KAFA YORMAMANIN BEDELİDİR/ÖDÜLÜDÜR, İLERİ DEMOKRASİNİN DAYATIP DURDUKLARI



Asıl yanlış, düşünmemekle, kafa yormamakla yapıldı. "Bu ne ya, hangi çağda yaşıyoruz, nedir bu yasakçı zihniyet! Yeter..." bıkkınlığıyla, "Bir de bunlar gelsin bakalım. Demokrasi getirsinler..." tembelliğine kapılmaktı.

Düşünülmedi, kafa yorulmadı, kaygılanılmadı, kuşkulanılmadı...

Ne gerek vardı kafa yormaya.

Büyük çoğunluğu bedel ödemenin ne demek olduğunu bilmeyen tuzu kurulardan oluşan 'Yetmez ama evet'çi yaygaracıların, "21. Yy.da şeriat mı gelirmiş, diktatör mü çıkarmış, AB'si ABD'si buna izin mi verirmiş, saçmalıyorlar, paranoyaklık yapıyorlar" umursamazlıklarıyla, hazırlopçuluklarıyla her şey oluruna bırakıldı.
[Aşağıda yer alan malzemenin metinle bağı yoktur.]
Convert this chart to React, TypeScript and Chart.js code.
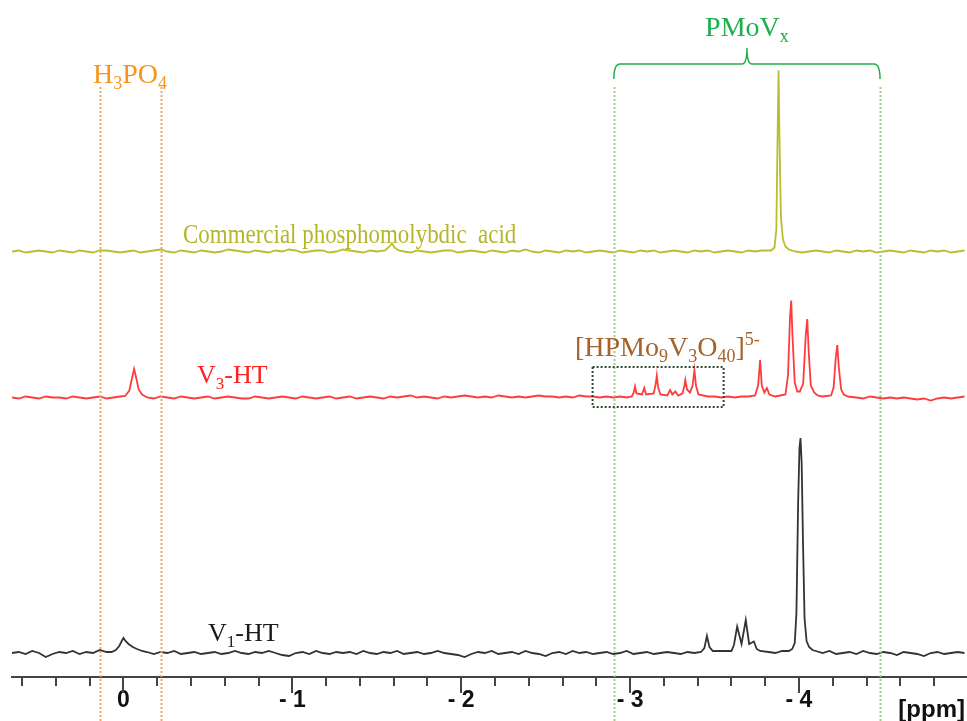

"Laik Cumhuriyet elden gidiyor, demokratik yapı tamamen ortadan kaldırılıyor, uyanın" kaygılarını her şart ve ortamda dile getirip uyarmaya çalışanlar ise, bu ülkenin sürekli en ağır bedelleri ödettiği solculardı.

Neden?

Kendilerine en büyük acıları yaşatan devletleri için kaygılanmaları ve uyarmaları büyük bir çelişki gibi gözüküyor ama değil. Çünkü düşünüyorlardı, kafa yoruyorlardı ve olabilecekleri görüyor, kaygılanıyorlardı. "Yapmayın, tek kişiye bu kadar yetki ve güç verilmez, bedeli ağır olur" uyarıları, alaylarla hakaretlerle karşılandı.  

Geldik bu güne.

Sabah şerifleri hayrolanların yarım ağız pişmanlık döktürmelerine.

"Hani demokratikleşecektik... Neler oluyor..." şaşkınlıklarına.

Ağlaşmakla, sızlanmakla, verilen o yetki ve güçler geri alınabilir mi!

Her şey açık ve aleniydi, gizli kapaklı hiç bir yetki ve güç verilmedi. Kimse kimseyi kandırmadı, kandırılmak istenenler kandı. Hepsi bu.

Gerçekleri umutlarıyla perdeleyen Umut Sazanlarının yaşadıkları şaşkınlıklar görülmekte yer yer. Hepsi bu.

Hangi 'Yetmez ama evet'çinin ne demeye hakkı olabilir!

Yetki ve güçleri alıp ileri demokrasiye geçen başgüdücünün de çok şeyineydi zaten...

Size geçmiş olmasın, afiyet şeker olsun Umut Sazanları.